The Nestlé executive described the recipe update as an “evolution rather than a change”, prompted by a variety of factors including consumer feedback and looking at how its ‘competitors have moved’ in what is an increasingly fast-paced sector.
“This is a very dynamic space as we all look to be the closest to the meat analogue and bring the attributes that consumers are asking for,” England added.
Cleaner label for EU expansion
Both products are made from similar recipes, with the burger containing an added binding agent, as is also required in conventional burger recipes.
Nutrition-wise, the food giant said its Garden Gourmet range prides itself on using clean label ingredients. “[We bring our] cuisine and cooking understanding, … the right taste profile, a cleaner label and…nutritional advantages – so lower fat, the correct amount of salt, [and] the right vitamins and minerals to the products,” said England.

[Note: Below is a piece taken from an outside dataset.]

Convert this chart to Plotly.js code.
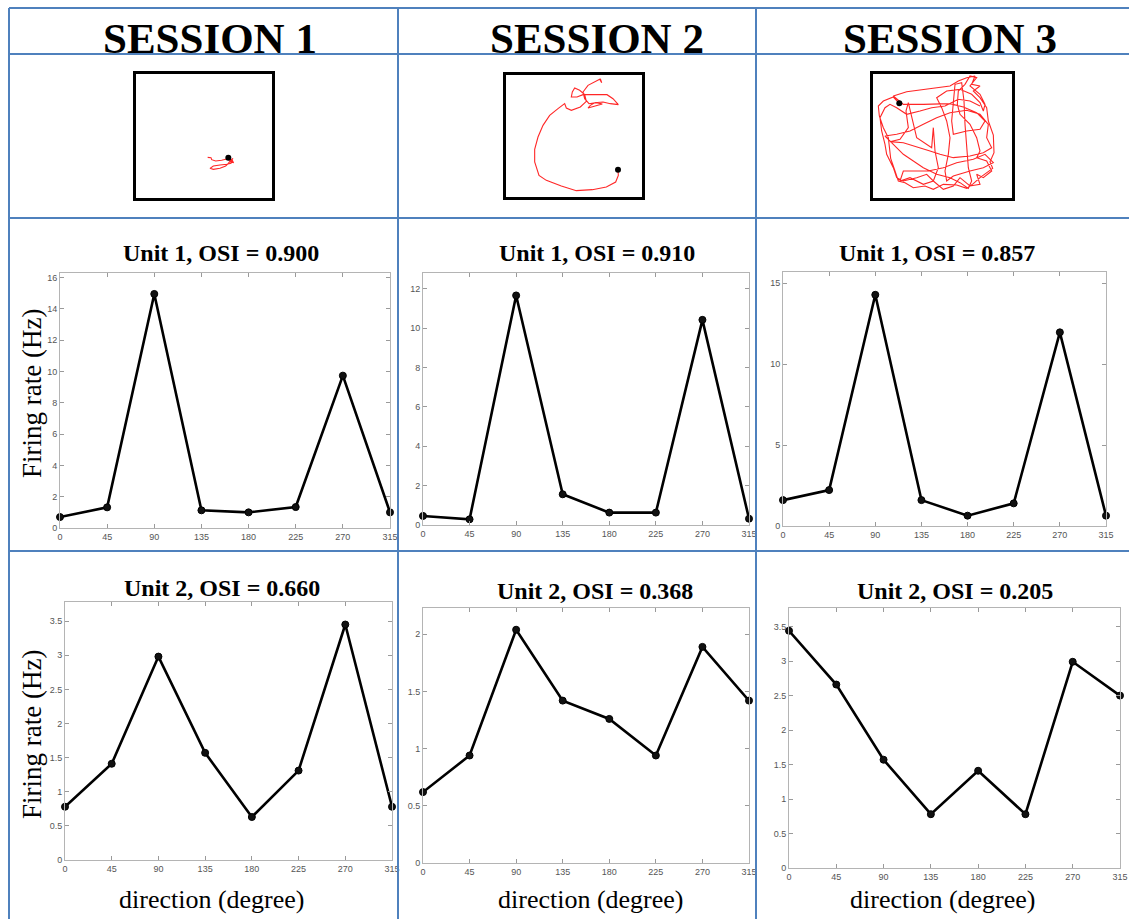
<!DOCTYPE html>
<html><head><meta charset="utf-8">
<script src="https://cdn.plot.ly/plotly-3.0.1.min.js"></script>
<style>html,body{margin:0;padding:0;background:#fff;}#chart{width:1129px;height:919px;}</style>
</head><body><div id="chart"></div>
<script>
// ---------------- data ----------------
const directions = [0, 45, 90, 135, 180, 225, 270, 315];
const sessionLabels = ['SESSION 1', 'SESSION 2', 'SESSION 3'];
const unit1Titles = ['Unit 1, OSI = 0.900', 'Unit 1, OSI = 0.910', 'Unit 1, OSI = 0.857'];
const unit2Titles = ['Unit 2, OSI = 0.660', 'Unit 2, OSI = 0.368', 'Unit 2, OSI = 0.205'];
const yAxisLabel = 'Firing rate (Hz)';
const xAxisLabel = 'direction (degree)';

// firing rates (Hz) per direction
const unit1Session1 = [0.70, 1.32, 14.96, 1.13, 1.00, 1.34, 9.74, 1.00];
const unit1Session2 = [0.46, 0.29, 11.66, 1.56, 0.63, 0.63, 10.42, 0.32];
const unit1Session3 = [1.60, 2.22, 14.29, 1.60, 0.64, 1.40, 11.97, 0.64];
const unit2Session1 = [0.78, 1.41, 2.98, 1.57, 0.63, 1.31, 3.45, 0.78];
const unit2Session2 = [0.62, 0.94, 2.04, 1.42, 1.26, 0.94, 1.89, 1.42];
const unit2Session3 = [3.44, 2.66, 1.57, 0.78, 1.41, 0.78, 2.99, 2.50];

// y tick values per panel
const yTicksU1S1 = [0, 2, 4, 6, 8, 10, 12, 14, 16];
const yTicksU1S2 = [0, 2, 4, 6, 8, 10, 12];
const yTicksU1S3 = [0, 5, 10, 15];
const yTicksU2S1 = [0, 0.5, 1, 1.5, 2, 2.5, 3, 3.5];
const yTicksU2S2 = [0, 0.5, 1, 1.5, 2];
const yTicksU2S3 = [0, 0.5, 1, 1.5, 2, 2.5, 3, 3.5];
const yMaxU1 = [16.3, 12.8, 15.7];
const yMaxU2 = [3.78, 2.23, 3.77];

// animal trajectories in the arena (arena units, y downward)
const traj1X = [224, 234, 236, 248, 266, 281, 289, 298, 294, 281, 261, 241, 231, 241, 261, 278, 286, 291, 300, 292, 302, 295, 288, 298, 290, 300];
const traj1Y = [259, 260, 266, 270, 268, 264, 267, 270, 277, 280, 282, 285, 292, 295, 292, 285, 277, 270, 262, 272, 275, 266, 262, 268, 274, 270];
const start1 = [286, 260];

const traj2X = [345, 346, 338, 310, 268, 220, 175, 130, 108, 95, 95, 105, 120, 140, 165, 185, 190, 205, 232, 250, 245, 230, 215, 208, 205, 222, 240, 270, 312, 330, 346, 322, 300, 275, 262, 255, 275, 298, 280, 258, 245, 240, 255, 275, 290, 296, 292];
const traj2Y = [293, 310, 330, 345, 353, 356, 342, 325, 310, 270, 232, 195, 160, 130, 110, 95, 108, 115, 105, 88, 68, 55, 48, 60, 75, 75, 68, 68, 68, 80, 98, 95, 90, 92, 100, 108, 102, 96, 92, 95, 80, 60, 40, 30, 22, 32, 20];
const start2 = [345, 293];

const traj3X = [88, 70, 40, 25, 28, 40, 55, 58, 62, 75, 85, 105, 130, 165, 190, 220, 260, 290, 310, 330, 350, 368, 360, 372, 370, 355, 350, 330, 310, 330, 305, 315, 290, 265, 240, 200, 150, 110, 70, 100, 160, 240, 280, 320, 345, 330, 290, 250, 245, 250, 255, 275, 282, 285, 290, 295, 305, 295, 270, 240, 200, 160, 130, 100, 70, 45, 80, 120, 160, 200, 240, 290, 330, 355, 350, 365, 340, 300, 250, 210, 180, 130, 100, 60, 90, 115, 108, 115, 125, 130, 140, 185, 190, 195, 205, 190, 160, 120, 90, 100, 130, 175, 220, 260, 310, 345, 370, 340, 300, 250, 230, 225, 235, 240, 230, 215, 200, 230, 270, 305, 330, 340,
  345, 330, 300, 320, 300, 285, 265, 262, 270, 300, 320, 330, 320, 350, 365, 340, 320, 330, 300, 270, 250, 220, 190, 170, 140, 100, 80, 70, 50, 45, 35, 30, 45, 60, 80, 110, 150, 185, 225, 265, 300, 330];
const traj3Y = [97, 78, 90, 105, 135, 170, 200, 230, 262, 300, 330, 335, 350, 345, 355, 340, 342, 352, 338, 320, 305, 292, 272, 245, 192, 150, 110, 80, 60, 45, 40, 15, 20, 30, 45, 50, 55, 62, 75, 100, 100, 98, 108, 125, 150, 175, 180, 190, 150, 90, 40, 35, 90, 160, 230, 290, 330, 352, 335, 320, 310, 290, 270, 250, 220, 195, 190, 180, 160, 140, 125, 118, 130, 160, 200, 230, 245, 255, 260, 250, 240, 225, 215, 212, 205, 170, 120, 95, 140, 165, 200, 230, 170, 240, 290, 330, 340, 320, 330, 300, 300, 300, 290, 275, 265, 250, 275, 290, 300, 315, 330, 300, 250, 200, 150, 110, 80, 60, 55, 70, 95, 120,
  100, 70, 45, 20, 15, 40, 60, 100, 130, 160, 200, 240, 260, 270, 300, 320, 310, 340, 345, 320, 345, 355, 330, 310, 320, 330, 320, 290, 250, 220, 180, 140, 110, 100, 110, 130, 120, 110, 105, 85, 90, 105];
const start3 = [88, 97];

// ---------------- layout helpers ----------------
const W = 1129, H = 919;
const px = x => x / W;
const py = y => 1 - y / H;
const serif = 'Liberation Serif, Times New Roman, serif';
const sans = 'Liberation Sans, Arial, sans-serif';

const panels = [
  {vals: unit1Session1, ticks: yTicksU1S1, ymax: yMaxU1[0], box: [60, 390, 273, 528]},
  {vals: unit1Session2, ticks: yTicksU1S2, ymax: yMaxU1[1], box: [423, 749, 273, 525]},
  {vals: unit1Session3, ticks: yTicksU1S3, ymax: yMaxU1[2], box: [783, 1106, 272, 526]},
  {vals: unit2Session1, ticks: yTicksU2S1, ymax: yMaxU2[0], box: [65, 392, 602, 860]},
  {vals: unit2Session2, ticks: yTicksU2S2, ymax: yMaxU2[1], box: [423, 749, 608, 863]},
  {vals: unit2Session3, ticks: yTicksU2S3, ymax: yMaxU2[2], box: [789, 1120, 608, 868]}
];

const arenas = [
  {x: traj1X, y: traj1Y, s: start1, box: [133, 275, 71, 201], w: 426, h: 390},
  {x: traj2X, y: traj2Y, s: start2, box: [503, 645, 72, 200], w: 426, h: 384},
  {x: traj3X, y: traj3Y, s: start3, box: [870, 1015, 71, 201], w: 435, h: 390}
];

const data = [];
const layout = {
  width: W, height: H, margin: {l: 0, r: 0, t: 0, b: 0},
  paper_bgcolor: '#ffffff', plot_bgcolor: '#ffffff', showlegend: false,
  shapes: [], annotations: []
};

panels.forEach((p, i) => {
  const n = i + 1;
  const sfx = n === 1 ? '' : String(n);
  const [l, r, t, b] = p.box;
  layout['xaxis' + sfx] = {
    domain: [px(l), px(r)], range: [0, 315], anchor: 'y' + sfx,
    tickvals: directions, ticktext: directions.map(String),
    ticks: 'inside', ticklen: 4, tickwidth: 1, tickcolor: '#9a9a9a',
    showline: true, linecolor: '#b4b4b4', linewidth: 1, mirror: 'allticks',
    showgrid: false, zeroline: false, fixedrange: true,
    tickfont: {family: sans, size: 9, color: '#555555'}
  };
  layout['yaxis' + sfx] = {
    domain: [py(b), py(t)], range: [0, p.ymax], anchor: 'x' + sfx,
    tickvals: p.ticks, ticktext: p.ticks.map(String),
    ticks: 'inside', ticklen: 4, tickwidth: 1, tickcolor: '#9a9a9a',
    showline: true, linecolor: '#b4b4b4', linewidth: 1, mirror: 'allticks',
    showgrid: false, zeroline: false, fixedrange: true,
    tickfont: {family: sans, size: 9, color: '#555555'}
  };
  data.push({
    type: 'scatter', mode: 'lines+markers', x: directions, y: p.vals,
    xaxis: 'x' + sfx, yaxis: 'y' + sfx, cliponaxis: false, hoverinfo: 'skip',
    line: {color: '#000000', width: 2.6},
    marker: {color: '#111111', size: 7, symbol: 'circle', line: {color: '#000', width: 1}}
  });
});

arenas.forEach((a, i) => {
  const n = i + 7;
  const [l, r, t, b] = a.box;
  layout['xaxis' + n] = {domain: [px(l), px(r)], range: [0, a.w], anchor: 'y' + n, visible: false, fixedrange: true};
  layout['yaxis' + n] = {domain: [py(b), py(t)], range: [a.h, 0], anchor: 'x' + n, visible: false, fixedrange: true};
  data.push({
    type: 'scatter', mode: 'lines', x: a.x, y: a.y, xaxis: 'x' + n, yaxis: 'y' + n,
    line: {color: 'rgba(255,0,0,0.85)', width: 1.1}, hoverinfo: 'skip'
  });
  data.push({
    type: 'scatter', mode: 'markers', x: [a.s[0]], y: [a.s[1]], xaxis: 'x' + n, yaxis: 'y' + n,
    marker: {color: '#000000', size: 6}, hoverinfo: 'skip'
  });
  layout.shapes.push({type: 'rect', xref: 'paper', yref: 'paper',
    x0: px(l + 1.5), x1: px(r - 1.5), y0: py(b - 1.5), y1: py(t + 1.5),
    line: {color: '#000000', width: 3}});
});

// table grid
const gridColor = '#4f81bd';
[8, 54, 218, 551].forEach(y => layout.shapes.push({type: 'line', xref: 'paper', yref: 'paper',
  x0: px(9), x1: 1, y0: py(y), y1: py(y), line: {color: gridColor, width: 2}}));
[9, 398, 756].forEach(x => layout.shapes.push({type: 'line', xref: 'paper', yref: 'paper',
  x0: px(x), x1: px(x), y0: py(8), y1: 0, line: {color: gridColor, width: 2}}));

// text
const ann = (text, x, y, size, bold, angle) => layout.annotations.push({
  text: bold ? '<b>' + text + '</b>' : text, xref: 'paper', yref: 'paper',
  x: px(x), y: py(y), xanchor: 'center', yanchor: 'middle', showarrow: false,
  textangle: angle || 0, font: {family: serif, size: size, color: '#000000'}
});
const sessionX = [210, 597, 950];
sessionLabels.forEach((s, i) => ann(s, sessionX[i], 38, 43, true));
const t1x = [221, 597, 937], t2x = [222, 595, 955];
unit1Titles.forEach((s, i) => ann(s, t1x[i], 253, 24, true));
const t2y = [588, 591, 591];
unit2Titles.forEach((s, i) => ann(s, t2x[i], t2y[i], 24, true));
ann(yAxisLabel, 32, 394, 27, false, -90);
ann(yAxisLabel, 32, 735, 27, false, -90);
[212, 591, 943].forEach(x => ann(xAxisLabel, x, 899, 26, false));

Plotly.newPlot('chart', data, layout, {staticPlot: true, displayModeBar: false});
</script>
</body></html>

Nestlé is focusing on German, Austrian, Norwegian and Swedish markets at the moment, but has plans to launch into more European markets in the ‘near future’.
Will this include a launch in the UK? “The UK remains interesting, we are still looking at it,” revealed England. “Incredible Burger by Garden Gourmet has never been tested or launched there. We did test some other products and did stop our tests,” he said, suggesting that the UK is on the agenda for future expansion.